Source code of charts
■ ■ ■
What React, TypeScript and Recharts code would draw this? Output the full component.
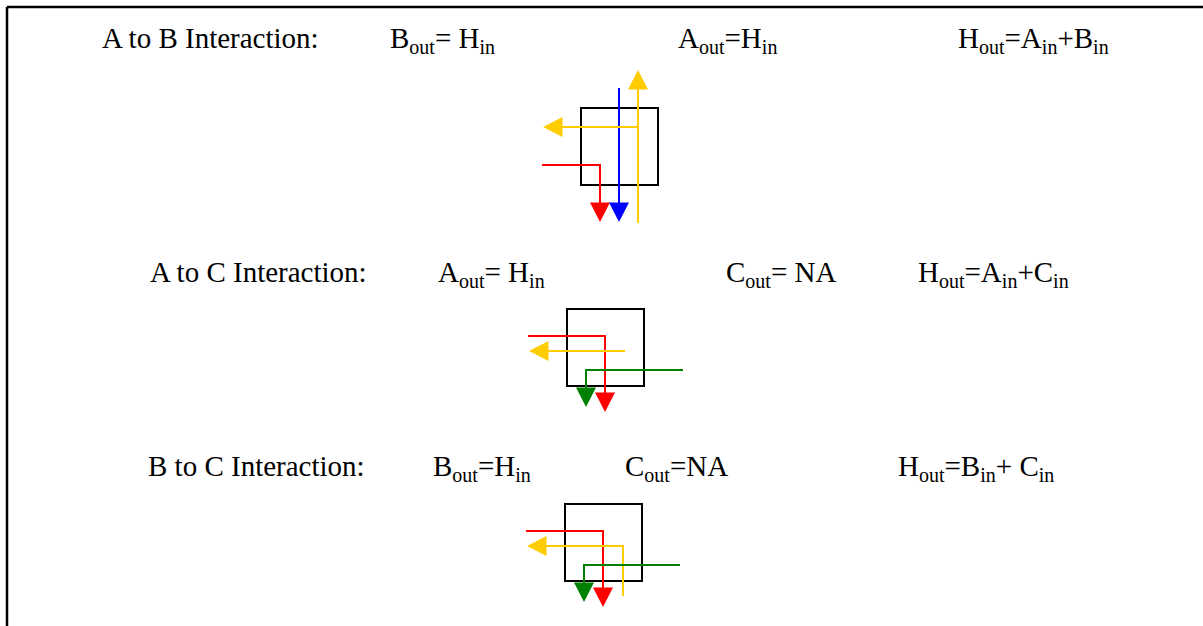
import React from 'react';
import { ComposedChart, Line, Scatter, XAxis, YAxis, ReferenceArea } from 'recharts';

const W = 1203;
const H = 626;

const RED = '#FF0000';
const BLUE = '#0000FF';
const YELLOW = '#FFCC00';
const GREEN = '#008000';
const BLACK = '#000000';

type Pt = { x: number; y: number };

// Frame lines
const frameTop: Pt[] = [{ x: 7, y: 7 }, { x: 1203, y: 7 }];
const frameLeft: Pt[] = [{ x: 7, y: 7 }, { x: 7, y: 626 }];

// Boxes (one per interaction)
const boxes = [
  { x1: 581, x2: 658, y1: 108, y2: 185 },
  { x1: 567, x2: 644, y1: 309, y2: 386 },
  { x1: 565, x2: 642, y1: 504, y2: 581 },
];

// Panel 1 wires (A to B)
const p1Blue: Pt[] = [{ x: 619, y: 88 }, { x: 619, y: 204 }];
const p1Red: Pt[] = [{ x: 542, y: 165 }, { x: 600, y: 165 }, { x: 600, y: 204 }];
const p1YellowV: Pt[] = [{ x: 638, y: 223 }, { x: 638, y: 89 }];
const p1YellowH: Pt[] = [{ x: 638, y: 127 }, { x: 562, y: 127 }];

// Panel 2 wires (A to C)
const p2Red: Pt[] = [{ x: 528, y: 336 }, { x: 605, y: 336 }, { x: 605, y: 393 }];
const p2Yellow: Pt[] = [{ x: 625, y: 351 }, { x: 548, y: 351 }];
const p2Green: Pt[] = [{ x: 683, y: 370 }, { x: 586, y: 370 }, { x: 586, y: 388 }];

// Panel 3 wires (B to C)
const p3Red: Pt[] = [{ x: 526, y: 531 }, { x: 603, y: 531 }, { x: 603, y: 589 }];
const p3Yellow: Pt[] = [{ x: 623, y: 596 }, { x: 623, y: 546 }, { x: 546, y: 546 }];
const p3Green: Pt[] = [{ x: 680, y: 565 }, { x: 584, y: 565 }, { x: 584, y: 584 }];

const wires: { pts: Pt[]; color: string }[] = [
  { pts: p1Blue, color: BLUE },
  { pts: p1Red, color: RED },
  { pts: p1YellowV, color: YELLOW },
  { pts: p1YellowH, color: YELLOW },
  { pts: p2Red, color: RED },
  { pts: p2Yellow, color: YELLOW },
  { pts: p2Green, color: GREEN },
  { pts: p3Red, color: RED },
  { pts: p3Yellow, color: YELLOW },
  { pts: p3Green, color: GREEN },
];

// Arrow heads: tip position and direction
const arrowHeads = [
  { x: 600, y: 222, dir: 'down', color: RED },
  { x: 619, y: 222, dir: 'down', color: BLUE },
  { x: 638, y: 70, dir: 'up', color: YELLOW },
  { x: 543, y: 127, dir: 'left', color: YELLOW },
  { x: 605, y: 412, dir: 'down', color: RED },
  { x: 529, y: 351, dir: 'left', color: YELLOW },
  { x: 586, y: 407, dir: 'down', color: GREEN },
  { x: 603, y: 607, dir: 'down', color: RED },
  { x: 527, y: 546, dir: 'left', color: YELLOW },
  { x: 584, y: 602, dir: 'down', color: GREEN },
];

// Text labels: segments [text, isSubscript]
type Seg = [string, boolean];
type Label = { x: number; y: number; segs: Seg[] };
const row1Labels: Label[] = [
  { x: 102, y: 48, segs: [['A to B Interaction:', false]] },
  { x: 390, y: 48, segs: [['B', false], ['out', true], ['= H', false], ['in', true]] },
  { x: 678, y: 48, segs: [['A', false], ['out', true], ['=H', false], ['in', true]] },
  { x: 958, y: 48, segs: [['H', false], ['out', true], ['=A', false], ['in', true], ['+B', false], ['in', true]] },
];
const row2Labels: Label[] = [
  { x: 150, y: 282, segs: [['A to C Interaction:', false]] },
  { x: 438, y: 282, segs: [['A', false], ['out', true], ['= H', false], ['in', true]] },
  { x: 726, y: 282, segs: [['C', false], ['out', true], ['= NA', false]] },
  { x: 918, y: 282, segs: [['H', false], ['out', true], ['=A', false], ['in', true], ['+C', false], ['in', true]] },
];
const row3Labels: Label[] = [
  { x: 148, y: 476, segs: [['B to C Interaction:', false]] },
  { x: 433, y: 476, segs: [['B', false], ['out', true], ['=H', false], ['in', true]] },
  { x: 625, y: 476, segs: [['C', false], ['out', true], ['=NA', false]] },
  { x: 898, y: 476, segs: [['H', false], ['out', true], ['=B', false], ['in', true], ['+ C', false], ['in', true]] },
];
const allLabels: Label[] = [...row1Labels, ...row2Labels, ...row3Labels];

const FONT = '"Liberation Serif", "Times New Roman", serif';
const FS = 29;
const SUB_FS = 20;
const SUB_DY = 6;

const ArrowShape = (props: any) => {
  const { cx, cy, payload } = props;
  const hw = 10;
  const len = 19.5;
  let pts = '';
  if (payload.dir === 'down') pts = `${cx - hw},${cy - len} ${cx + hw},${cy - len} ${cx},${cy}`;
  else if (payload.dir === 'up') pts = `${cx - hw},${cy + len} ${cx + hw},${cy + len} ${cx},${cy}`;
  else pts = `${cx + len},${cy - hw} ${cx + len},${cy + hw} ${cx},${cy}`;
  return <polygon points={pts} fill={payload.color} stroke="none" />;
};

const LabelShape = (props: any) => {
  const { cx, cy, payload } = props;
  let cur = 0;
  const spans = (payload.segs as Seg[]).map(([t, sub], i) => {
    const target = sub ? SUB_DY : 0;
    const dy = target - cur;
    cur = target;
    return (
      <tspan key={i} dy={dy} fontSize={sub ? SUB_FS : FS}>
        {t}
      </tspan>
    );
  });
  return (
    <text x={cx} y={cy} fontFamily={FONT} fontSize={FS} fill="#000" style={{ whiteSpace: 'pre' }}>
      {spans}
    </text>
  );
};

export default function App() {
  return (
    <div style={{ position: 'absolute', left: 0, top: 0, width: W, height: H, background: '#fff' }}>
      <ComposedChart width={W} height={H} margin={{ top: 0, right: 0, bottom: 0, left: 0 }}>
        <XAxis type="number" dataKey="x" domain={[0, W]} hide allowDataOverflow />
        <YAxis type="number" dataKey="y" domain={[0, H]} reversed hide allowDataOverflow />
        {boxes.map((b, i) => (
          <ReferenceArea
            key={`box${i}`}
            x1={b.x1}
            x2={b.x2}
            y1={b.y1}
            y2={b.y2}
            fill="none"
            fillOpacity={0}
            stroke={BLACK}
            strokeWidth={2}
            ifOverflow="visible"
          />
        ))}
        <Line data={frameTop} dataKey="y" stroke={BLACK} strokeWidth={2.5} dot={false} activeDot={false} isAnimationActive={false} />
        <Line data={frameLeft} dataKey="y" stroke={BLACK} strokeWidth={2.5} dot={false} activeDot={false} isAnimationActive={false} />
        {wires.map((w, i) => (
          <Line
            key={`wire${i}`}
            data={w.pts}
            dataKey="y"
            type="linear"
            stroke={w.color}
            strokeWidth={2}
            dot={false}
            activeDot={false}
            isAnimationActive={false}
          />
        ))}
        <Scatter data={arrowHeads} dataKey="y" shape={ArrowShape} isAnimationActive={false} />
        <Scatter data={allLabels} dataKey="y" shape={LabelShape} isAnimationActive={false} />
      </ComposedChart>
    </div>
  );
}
■ ■ ■
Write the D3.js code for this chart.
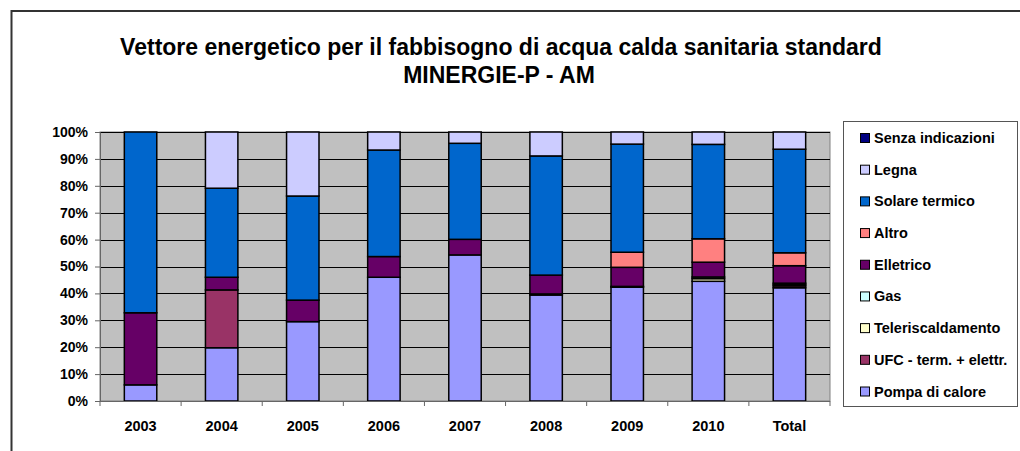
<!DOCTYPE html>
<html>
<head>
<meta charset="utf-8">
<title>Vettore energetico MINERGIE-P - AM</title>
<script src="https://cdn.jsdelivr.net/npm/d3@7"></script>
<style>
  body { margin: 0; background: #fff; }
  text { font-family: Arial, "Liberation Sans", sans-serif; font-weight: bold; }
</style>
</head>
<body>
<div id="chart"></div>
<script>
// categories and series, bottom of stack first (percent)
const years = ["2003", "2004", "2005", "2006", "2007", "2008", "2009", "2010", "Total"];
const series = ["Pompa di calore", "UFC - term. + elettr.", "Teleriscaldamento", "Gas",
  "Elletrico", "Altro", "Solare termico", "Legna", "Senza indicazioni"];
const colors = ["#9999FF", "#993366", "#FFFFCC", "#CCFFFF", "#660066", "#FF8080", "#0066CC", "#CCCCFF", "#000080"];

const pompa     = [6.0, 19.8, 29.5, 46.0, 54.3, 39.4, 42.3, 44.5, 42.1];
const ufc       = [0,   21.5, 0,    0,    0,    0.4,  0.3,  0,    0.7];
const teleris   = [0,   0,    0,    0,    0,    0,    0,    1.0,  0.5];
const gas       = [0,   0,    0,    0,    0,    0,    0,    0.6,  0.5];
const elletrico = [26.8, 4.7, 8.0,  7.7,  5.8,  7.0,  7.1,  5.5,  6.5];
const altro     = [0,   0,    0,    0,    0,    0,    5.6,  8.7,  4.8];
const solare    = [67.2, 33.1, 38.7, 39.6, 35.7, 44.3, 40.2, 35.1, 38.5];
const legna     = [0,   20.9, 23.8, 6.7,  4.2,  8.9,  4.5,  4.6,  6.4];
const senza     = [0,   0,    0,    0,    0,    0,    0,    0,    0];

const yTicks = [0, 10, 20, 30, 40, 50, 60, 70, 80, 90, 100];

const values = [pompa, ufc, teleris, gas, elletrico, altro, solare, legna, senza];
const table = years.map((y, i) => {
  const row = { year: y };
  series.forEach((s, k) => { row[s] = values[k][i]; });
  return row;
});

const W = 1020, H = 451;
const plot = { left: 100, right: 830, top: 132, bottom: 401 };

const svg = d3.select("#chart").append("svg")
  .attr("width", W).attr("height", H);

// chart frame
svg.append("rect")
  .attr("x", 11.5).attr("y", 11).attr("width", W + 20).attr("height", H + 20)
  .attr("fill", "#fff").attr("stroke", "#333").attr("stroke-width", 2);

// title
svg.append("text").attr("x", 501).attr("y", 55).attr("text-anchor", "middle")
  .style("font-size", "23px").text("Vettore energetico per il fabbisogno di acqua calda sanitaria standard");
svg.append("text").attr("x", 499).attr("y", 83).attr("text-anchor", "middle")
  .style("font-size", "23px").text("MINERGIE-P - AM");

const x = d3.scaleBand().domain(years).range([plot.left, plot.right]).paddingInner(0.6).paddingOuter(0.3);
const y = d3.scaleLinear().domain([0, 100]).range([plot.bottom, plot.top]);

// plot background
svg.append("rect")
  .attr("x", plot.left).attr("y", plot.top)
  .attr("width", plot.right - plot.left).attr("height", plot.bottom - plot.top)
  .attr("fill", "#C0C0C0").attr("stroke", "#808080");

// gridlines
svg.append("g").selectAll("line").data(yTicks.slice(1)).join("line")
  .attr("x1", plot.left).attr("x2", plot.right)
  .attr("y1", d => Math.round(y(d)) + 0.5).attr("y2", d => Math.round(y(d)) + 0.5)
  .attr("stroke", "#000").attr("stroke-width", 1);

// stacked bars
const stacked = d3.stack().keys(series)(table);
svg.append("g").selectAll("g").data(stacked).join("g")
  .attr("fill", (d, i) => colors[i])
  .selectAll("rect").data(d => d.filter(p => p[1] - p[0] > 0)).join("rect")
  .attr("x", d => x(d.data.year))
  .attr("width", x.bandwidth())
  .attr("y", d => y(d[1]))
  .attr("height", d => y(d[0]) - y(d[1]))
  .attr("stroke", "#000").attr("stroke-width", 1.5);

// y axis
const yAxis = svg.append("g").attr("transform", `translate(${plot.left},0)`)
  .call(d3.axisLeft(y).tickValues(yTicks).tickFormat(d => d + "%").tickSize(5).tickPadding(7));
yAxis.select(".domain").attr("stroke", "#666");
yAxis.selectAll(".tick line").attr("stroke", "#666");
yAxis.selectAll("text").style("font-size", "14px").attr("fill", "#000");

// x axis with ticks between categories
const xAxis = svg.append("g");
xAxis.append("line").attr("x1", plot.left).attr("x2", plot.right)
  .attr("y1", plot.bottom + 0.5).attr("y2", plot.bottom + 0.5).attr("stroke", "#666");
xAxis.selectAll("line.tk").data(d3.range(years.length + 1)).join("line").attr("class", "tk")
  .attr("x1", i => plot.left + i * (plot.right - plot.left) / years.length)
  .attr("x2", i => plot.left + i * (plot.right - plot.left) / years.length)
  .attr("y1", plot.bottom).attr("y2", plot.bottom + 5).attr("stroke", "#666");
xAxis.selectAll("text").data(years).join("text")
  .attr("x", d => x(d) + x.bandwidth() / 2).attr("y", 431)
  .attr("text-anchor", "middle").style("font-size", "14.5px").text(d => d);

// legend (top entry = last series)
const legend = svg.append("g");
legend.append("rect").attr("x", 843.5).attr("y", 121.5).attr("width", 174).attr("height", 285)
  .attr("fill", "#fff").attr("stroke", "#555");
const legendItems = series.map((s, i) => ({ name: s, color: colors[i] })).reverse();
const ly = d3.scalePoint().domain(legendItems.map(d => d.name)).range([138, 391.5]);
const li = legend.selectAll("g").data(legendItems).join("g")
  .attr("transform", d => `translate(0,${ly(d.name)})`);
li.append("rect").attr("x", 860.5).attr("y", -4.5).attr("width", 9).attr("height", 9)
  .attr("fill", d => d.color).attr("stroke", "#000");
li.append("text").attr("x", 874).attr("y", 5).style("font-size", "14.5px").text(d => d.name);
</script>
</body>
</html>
■ ■ ■
STATED TASK - Write out exactly the lines from the one that has "What React, TypeScript" down to the one that has "const H = 626;", including both. Pictures stay out of the copy.

COMPLETE RESPONSE -
What React, TypeScript and Recharts code would draw this? Output the full component.
import React from 'react';
import { ComposedChart, Line, Scatter, XAxis, YAxis, ReferenceArea } from 'recharts';

const W = 1203;
const H = 626;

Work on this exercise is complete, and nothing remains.